Bu yöntemin kullanılması, embriyonun; annenin yumurtası, babanın spermi ve donörün mitokondrisi olmak üzere üç kişiden DNA'ya sahip olması anlamına geliyor ve onaylanması için 2016 yılında Birleşik Krallık'ta bir yasa değişikliği yapılması gerekiyordu. Bu uygulamaya Avustralya'da da izin veriliyor ancak ABD de dahil olmak üzere diğer pek çok ülkede izin verilmiyor.
"8 sağlıklı bebek doğdu, bir kadın hamile"
İngiltere'deki Newcastle Üniversitesi ve Avustralya'daki Monash Üniversitesi uzmanları çarşamba günü New England Journal of Medicine'da yayınlanan makalelerinde, 22 hastanın döllenmiş embriyolarında yeni tekniği uyguladıklarını ve bunun sonucunda mitokondriyal hastalıklardan arınmış gibi görünen sekiz bebek elde ettiklerini bildirdi.
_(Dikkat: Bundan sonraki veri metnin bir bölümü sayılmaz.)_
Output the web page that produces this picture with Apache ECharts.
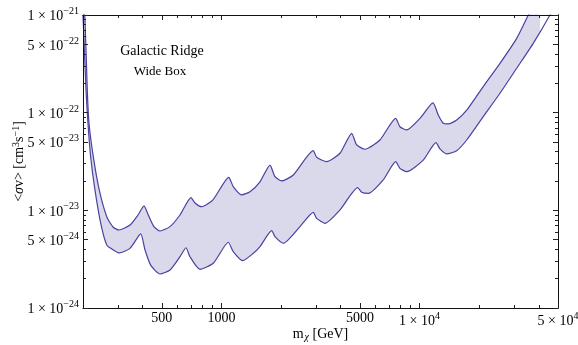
<!DOCTYPE html>
<html>
<head>
<meta charset="utf-8">
<script src="https://cdn.jsdelivr.net/npm/echarts@6/dist/echarts.min.js"></script>
<style>
  html, body { margin: 0; padding: 0; background: #fff; }
  #chart { width: 578px; height: 345px; }
</style>
</head>
<body>
<div id="chart"></div>
<script>
// upper edge of the band
var upperMass = [200, 204.7, 210.2, 214.5, 225.4, 241.7, 263.6, 283.4, 304, 345.4, 379.1, 406.4, 427.2, 456.4, 489.5, 549.9, 617.4, 701.8, 735.2, 794.6, 905.8, 1088, 1147, 1265, 1393, 1565, 1758, 1863, 2014, 2305, 2907, 3024, 3399, 3966, 4544, 4816, 5305, 6311, 7577, 7962, 8610, 10050, 11690, 12430, 13180, 13960, 15400, 17300, 20970, 25470, 30930, 35400, 40550];
var upperSigma = [1.63e-21, 8.89e-22, 1.71e-22, 7.78e-23, 3.54e-23, 1.61e-23, 8.61e-24, 6.75e-24, 6.29e-24, 7.08e-24, 8.96e-24, 1.11e-23, 8.96e-24, 6.81e-24, 6.14e-24, 6.81e-24, 8.96e-24, 1.35e-23, 1.19e-23, 1.09e-23, 1.28e-23, 2.18e-23, 1.75e-23, 1.44e-23, 1.55e-23, 1.96e-23, 2.91e-23, 2.21e-23, 2.00e-23, 2.30e-23, 4.08e-23, 3.49e-23, 3.15e-23, 3.84e-23, 6.15e-23, 4.67e-23, 4.22e-23, 5.25e-23, 8.75e-23, 7.18e-23, 6.65e-23, 8.75e-23, 1.26e-22, 9.46e-23, 7.78e-23, 7.66e-23, 8.41e-23, 1.06e-22, 1.85e-22, 3.20e-22, 5.77e-22, 1.0e-21, 1.74e-21];

// lower edge of the band
var lowerMass = [200, 207.1, 211.9, 218.6, 229.9, 245.8, 263.6, 284.5, 305, 345.4, 391.2, 411.3, 439.3, 489.5, 549.9, 617.4, 662.1, 693.4, 779, 909, 1083, 1147, 1280, 1448, 1565, 1793, 1863, 2052, 2491, 2907, 3024, 3332, 3966, 4873, 5105, 5511, 6559, 7577, 7962, 8610, 10440, 12100, 12680, 13700, 15400, 17300, 20970, 25470, 30930, 37500, 45540, 50000];
var lowerSigma = [1.0e-21, 1.71e-22, 7.78e-23, 3.54e-23, 1.61e-23, 7.36e-24, 4.42e-24, 3.93e-24, 3.66e-24, 4.08e-24, 5.73e-24, 3.93e-24, 2.75e-24, 2.23e-24, 2.45e-24, 3.35e-24, 4.14e-24, 3.35e-24, 2.49e-24, 2.87e-24, 4.71e-24, 3.77e-24, 3.05e-24, 3.63e-24, 4.25e-24, 6.19e-24, 5.37e-24, 4.60e-24, 6.81e-24, 9.55e-24, 8.28e-24, 7.36e-24, 1.01e-23, 1.71e-23, 1.53e-23, 1.49e-23, 2.05e-23, 3.15e-23, 2.69e-23, 2.49e-23, 3.27e-23, 4.93e-23, 4.25e-23, 3.78e-23, 4.08e-23, 5.25e-23, 9.10e-23, 1.58e-22, 2.85e-22, 5.13e-22, 1.0e-21, 1.46e-21];

// axes
var xRange = [200, 50000];
var yRange = [1e-24, 1e-21];
var xMajorTicks = [500, 1000, 5000, 10000, 50000];
var xMinorTicks = [300, 400, 600, 700, 800, 900, 2000, 3000, 4000, 6000, 7000, 8000, 9000, 20000, 30000, 40000];
var yMajorTicks = [1e-24, 5e-24, 1e-23, 5e-23, 1e-22, 5e-22, 1e-21];
var yMinorMantissa = [2, 3, 4, 6, 7, 8, 9];
var yMinorDecades = [-24, -23, -22];

var FONT = '"Liberation Serif", "DejaVu Serif", serif';
var LINE = '#4a41a0';
var FILL = '#d9d9eb';

var log = Math.log10;
var yMinorTicks = [];
yMinorDecades.forEach(function (d) {
  yMinorMantissa.forEach(function (m) { yMinorTicks.push(m * Math.pow(10, d)); });
});

function pairs(ms, vs) {
  return ms.map(function (m, i) { return [log(m), log(vs[i])]; });
}

function sci(v) {
  var k = Math.floor(v + 1e-6);
  var mant = Math.round(Math.pow(10, v - k));
  var exp = k < 0 ? '\u2212' + (-k) : '' + k;
  return '{n|' + mant + ' \u00d7 10}{s|' + exp + '}';
}

var labelRich = {
  n: { fontFamily: FONT, fontSize: 14, color: '#000', verticalAlign: 'bottom' },
  s: { fontFamily: FONT, fontSize: 10, color: '#000', verticalAlign: 'bottom', padding: [0, 0, 7, 0] }
};

function xAxisCfg(pos, ticks, len, labels) {
  return {
    type: 'value', position: pos, z: 5,
    min: log(xRange[0]), max: log(xRange[1]),
    splitLine: { show: false },
    axisLine: { show: labels || pos === 'top', onZero: false, lineStyle: { color: '#111', width: 1 } },
    axisTick: { show: true, inside: true, length: len, customValues: ticks.map(log), lineStyle: { color: '#222' } },
    axisLabel: labels ? {
      show: true, margin: 3, customValues: ticks.map(log),
      formatter: function (v) { return v < 4 - 1e-6 ? '{n|' + Math.round(Math.pow(10, v)) + '}' : sci(v); },
      rich: labelRich
    } : { show: false }
  };
}

function yAxisCfg(pos, ticks, len, labels) {
  return {
    type: 'value', position: pos, z: 5,
    min: log(yRange[0]), max: log(yRange[1]),
    splitLine: { show: false },
    axisLine: { show: labels || pos === 'right', onZero: false, lineStyle: { color: '#111', width: 1 } },
    axisTick: { show: true, inside: true, length: len, customValues: ticks.map(log), lineStyle: { color: '#222' } },
    axisLabel: labels ? {
      show: true, margin: 4, customValues: ticks.map(log),
      formatter: sci, rich: labelRich
    } : { show: false }
  };
}

var chart = echarts.init(document.getElementById('chart'), null, { renderer: 'canvas' });

var xMain = xAxisCfg('bottom', xMajorTicks, 5, true);
xMain.name = 'm{sub|\u03c7} [GeV]';
xMain.nameLocation = 'middle';
xMain.nameGap = 18;
xMain.nameMoveOverlap = false;
xMain.nameTextStyle = {
  fontFamily: FONT, fontSize: 14, color: '#000',
  rich: { sub: { fontFamily: FONT, fontSize: 10, fontStyle: 'italic', color: '#000', verticalAlign: 'top', padding: [6, 0, 0, 1] } }
};

var yMain = yAxisCfg('left', yMajorTicks, 5, true);
yMain.name = '<{i|\u03c3}v> [cm{sup|3}s{sup|\u22121}]';
yMain.nameLocation = 'middle';
yMain.nameGap = 56;
yMain.nameMoveOverlap = false;
yMain.nameTextStyle = {
  fontFamily: FONT, fontSize: 14, color: '#000',
  rich: {
    i: { fontFamily: FONT, fontSize: 14, fontStyle: 'italic', color: '#000' },
    sup: { fontFamily: FONT, fontSize: 10, color: '#000', verticalAlign: 'bottom', padding: [0, 0, 6, 0] }
  }
};

var option = {
  animation: false,
  backgroundColor: '#fff',
  grid: { left: 83, right: 20, top: 15, bottom: 37, containLabel: false, outerBoundsMode: 'none' },
  xAxis: [
    xMain,
    xAxisCfg('bottom', xMinorTicks, 3, false),
    xAxisCfg('top', xMajorTicks, 5, false),
    xAxisCfg('top', xMinorTicks, 3, false)
  ],
  yAxis: [
    yMain,
    yAxisCfg('left', yMinorTicks, 3, false),
    yAxisCfg('right', yMajorTicks, 5, false),
    yAxisCfg('right', yMinorTicks, 3, false)
  ],
  graphic: [
    { type: 'text', x: 162, y: 51, z: 10, style: { text: 'Galactic Ridge', font: '14px ' + FONT, fill: '#000', align: 'center', verticalAlign: 'middle', textAlign: 'center', textVerticalAlign: 'middle' } },
    { type: 'text', x: 160, y: 72, z: 10, style: { text: 'Wide Box', font: '13px ' + FONT, fill: '#000', align: 'center', verticalAlign: 'middle', textAlign: 'center', textVerticalAlign: 'middle' } }
  ],
  series: [
    {
      name: 'upper', type: 'line', xAxisIndex: 0, yAxisIndex: 0,
      data: pairs(upperMass, upperSigma),
      smooth: 0.2, showSymbol: false, clip: true,
      lineStyle: { color: LINE, width: 1.2 },
      areaStyle: { color: FILL, opacity: 1, origin: 'start' }
    },
    {
      name: 'lower', type: 'line', xAxisIndex: 0, yAxisIndex: 0,
      data: pairs(lowerMass, lowerSigma),
      smooth: 0.2, showSymbol: false, clip: true,
      lineStyle: { color: LINE, width: 1.2 },
      areaStyle: { color: '#fff', opacity: 1, origin: 'start' }
    }
  ]
};

chart.setOption(option);
</script>
</body>
</html>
Bir kadın ise hala hamile.
Francis Crick Enstitüsü'nde kök hücre ve gelişimsel genetik bilimcisi olan ve araştırmada yer almayan Robin Lovell-Badge, doğan sekiz bebekten birinde beklenenden biraz daha yüksek düzeyde anormal mitokondri bulunduğunu söyledi.
Lovell-Badge, bunun hala hastalığa neden olacak kadar yüksek bir seviye olarak görülmediğini; ancak bebek geliştikçe izlenmesi gerektiğini dile getirdi.
"Bebek, mitokondri bağışlayan kişiden hiçbir özellik taşımayacak"
Oxford Üniversitesi'nde üreme sağlığı uzmanı olan Dr. Andy Greenfield, çalışmayı “bilimsel inovasyonun bir zaferi” olarak nitelendirdi ve mitokondri değişimi yönteminin yalnızca embriyoları erken aşamada test etmek gibi genetik hastalıkların geçmesini önlemenin diğer yollarının etkili olmadığı az sayıda kadın için kullanılacağını söyledi.
Lovell-Badge, donörden alınan DNA miktarının önemsiz olduğunu belirterek, doğacak herhangi bir çocuğun sağlıklı mitokondriyi bağışlayan kadından hiçbir özellik taşımayacağını söyledi.
Bağışlanan yumurtadan gelen genetik materyal, bu teknikten sonra doğan bebeğin yüzde 1'inden daha azını oluşturuyor.
Lovell-Badge, “Bir donörden kemik iliği nakli yaptırmış olsaydınız başka bir kişiden çok daha fazla DNA'ya sahip olurdunuz” dedi.
İngiltere'de temmuz ayında 35 hastaya bu teknik uygulanacak
Habere göre, Birleşik Krallık'ta, bağışlanan mitokondri yoluyla bebek sahibi olmak isteyen her çiftin ülkenin doğurganlık düzenleyicisi tarafından onaylanması gerekiyor. Bu ay itibariyle 35 hastaya bu tekniğin uygulanması için izin verildi.
Uygulamayı eleştirenler daha önce bu tür yeni tekniklerin gelecek nesiller üzerindeki etkisini bilmenin imkansız olduğu uyarısında bulunarak endişelerini dile getirmişlerdi.
Columbia'dan Williams, “Şu anda, büyük ölçüde embriyoda kalıtsal değişikliklere neden olan teknikler üzerindeki düzenleyici kısıtlamalar nedeniyle, ABD'de pronükleer transferin klinik kullanımına izin verilmemektedir. Bunun değişip değişmeyeceği belirsizliğini koruyor ve gelişen bilimsel, etik ve politika tartışmalarına bağlı olacak" dedi.
"Bazı aileler için umut verici"
Tekniğe izin verilen ülkelerde savunucular, bunun bazı aileler için umut verici bir alternatif olabileceğini söylüyor.
2006 yılında kızı Lilly'i mitokondriyal bir hastalıktan hayatını kaybeden Liz Curtis, şimdi bu hastalıktan etkilenen diğer ailelerle birlikte çalışıyor. Sekiz aylık bebeği için bir tedavi olmadığının ve ölümün kaçınılmaz olduğunun söylenmesinin yıkıcı olduğunu dile getirdi.
Curtis, teşhisin dünyalarını altüst ettiğini ama yine de kimsenin hastalığın ne olduğu ya da Lily'yi nasıl etkileyeceği konusunda pek bir şey söyleyemediğini kaydetti.
Curtis daha sonra, Newcastle Üniversitesi'nde yapılan son çalışmalar da dahil olmak üzere, hastalıkla ilgili farkındalık yaratmak ve araştırmaları desteklemek için kızının adına Lily Vakfı'nı kurdu.
Curtis, “Hayatlarında fazla umudu olmayan aileler için bu çok heyecan verici.” dedi.